I know, somewhere internally, that I will be happy no matter what. I have a remarkable capability, I think, for being able to adjust. I also know that the school I chose enchanted me from the moment I found it, and that i am certain as you can possibly be that I will be challenged and excited there for the next four years. But I also don't think there's such a thing as a "right decision," in these instances. Because there's no way to know what the alternative reality might look like. Lately the "what ifs" have flooded my head with more potency than ever, and I am reminded that now I make choices that affect the entire course of my future. It's not like my choices didn't matter before, but somehow, at 18, the threshold to adulthood, they seem to matter so much more.

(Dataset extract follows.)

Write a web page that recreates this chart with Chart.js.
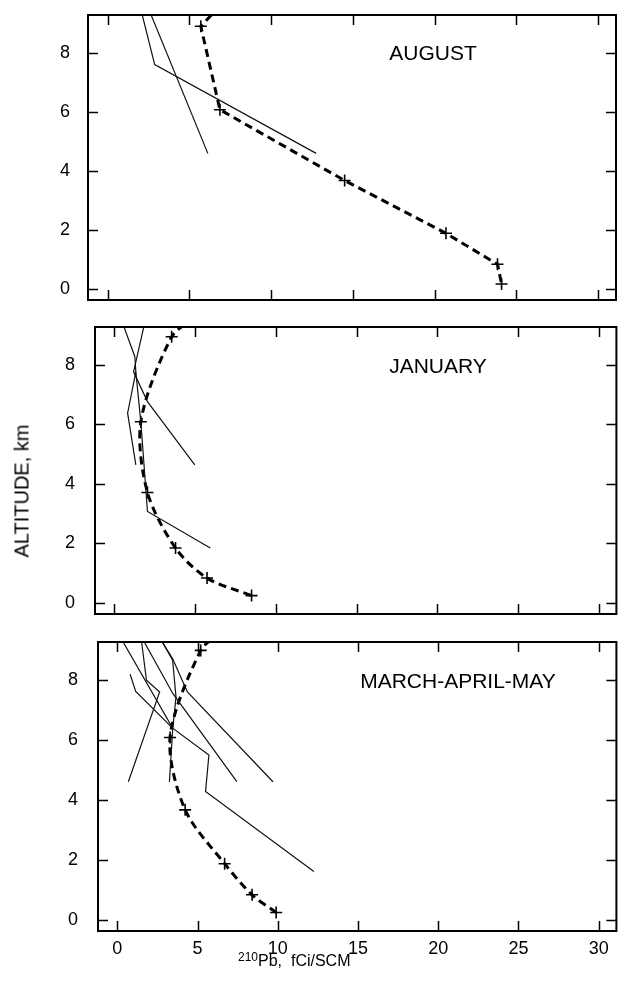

As a writer, I constantly get to create things and then take them away. If I don't like the course a character's life has taken, there's an eraser, or a backspace, or an entire new sheet of paper. I conduct an orchestra in which I play every instrument, total control from beginning to end. It is often hard to remember that that is not reality, and that in my own story, I have very little control, and that in the choices I do have control over, the outcomes are still out of my grasp. It's a little sad--more than a little ironic--that in the story that matters most to me, I am at the whim of some other author, or perhaps no one at all.
College was always an important milestone. In many ways I was raised, groomed, for the moment that I applied to college. It's hard to grasp the idea that after 18 years, it's happened. That all the work and planning and late nights has finally led to this. Were this a traditional story, I'd feel a sense of certainty, some pacifying feeling of comfort that I am going where I belong. But no one belongs anywhere, really, and certainty is so elusive in reality. Sometimes I find that thrilling, sometimes it terrifies me.
My dear friend Maya, and one of the best writers I know. We learned to write together in so many ways, and she is a reminder to me that there or some things that don't need rewriting.